24 de agosto de 2025
No te conozco
A la puerta de la fiesta había una enorme cantidad de gente bien vestida. Yo me había levantado prontísimo, me había puesto el mejor traje y aguanté la cola durante toda la mañana y la tarde. Pero ahora estaba a punto de entrar. Solo dos o tres parejas delante de mí y enseguida me tocaría.
Al llegar, dos porteros gigantes me pidieron la documentación.
—Tú no. No puedes entrar.
—¿Cómo? ¡Tiene que haber un error!
—No hay ningún error.
—Pero usted no sabe quién soy. No se da cuenta de cuánto deseo entrar y del sacrificio que me ha costado hacer la cola.
—Usted no entra y punto. Apártese.
—Pero, ¿por qué?
—¡Porque no te conozco!
Me imagino el Reino de Dios de la misma manera. ¿Y si al final de mi vida, después de tanto esfuerzo, al llegar a la puerta de la fiesta (porque el Reino de Dios es una fiesta), el anfitrión me flanquea el paso? ¿Y si Jesús no me deja entrar porque no me conoce?
Sería terrible, inasumible, la mayor de las decepciones: llegar a la puerta del Reino y no ser reconocido por el Señor.

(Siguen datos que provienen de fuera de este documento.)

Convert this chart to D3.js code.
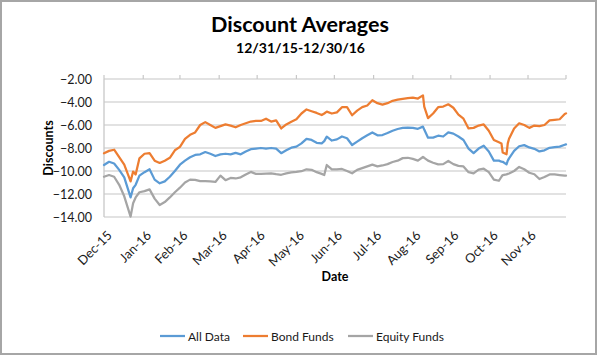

¿Por qué podría no reconocerme? Tal vez porque hace mucho que no frecuento su intimidad. Quizá mi oración es tan pobre o vacía, tan llena de mí mismo, que mi voz ya no es reconocible.
Es difícil conocer a alguien si no le escuchas.
¿Puede ser que no haya pisado los caminos donde Él suele andar? He buscado alfombras rojas, focos, lugares elegantes, rodearme de gente “respetable”. Siempre haciendo cola en puertas grandes… pero ¿y si en ninguno de esos lugares estaba el Señor?
Quizá Él me esperaba tras la puerta estrecha, junto a los que no tienen documentación, modales ni prestigio. Los que cayeron una vez y quedaron marcados. Los que cargan miradas tristes y ropas rotas. Sí, los vi muchas veces. Pero no me detuve.
No me conoces, Señor, porque nunca frecuenté los lugares donde Tú estabas. No conozco a tus amigos, nunca escuché tus palabras como dirigidas a mí. Incluso al recibir tu pan y tu vino, no supe reconocer en ellos la vida verdadera.
—No te conozco, amigo. No me suena tu cara…
¡Qué desgracia más grande sería que el Amor mismo no me reconociera!
Salgo de la fila compungido, sintiendo las miradas de los demás.
—Aún estás a tiempo, hermano —me dice una anciana pobre y desarrapada—. ¡Busca la puerta estrecha!
—Llego tarde.
—No, querido. Porque también para ti vale la norma: los últimos serán primeros y los primeros últimos. Vuelve a llamar, pero esta vez sin disfraces ni excusas. Entra desnudo y roto. Así se entra en el Reino.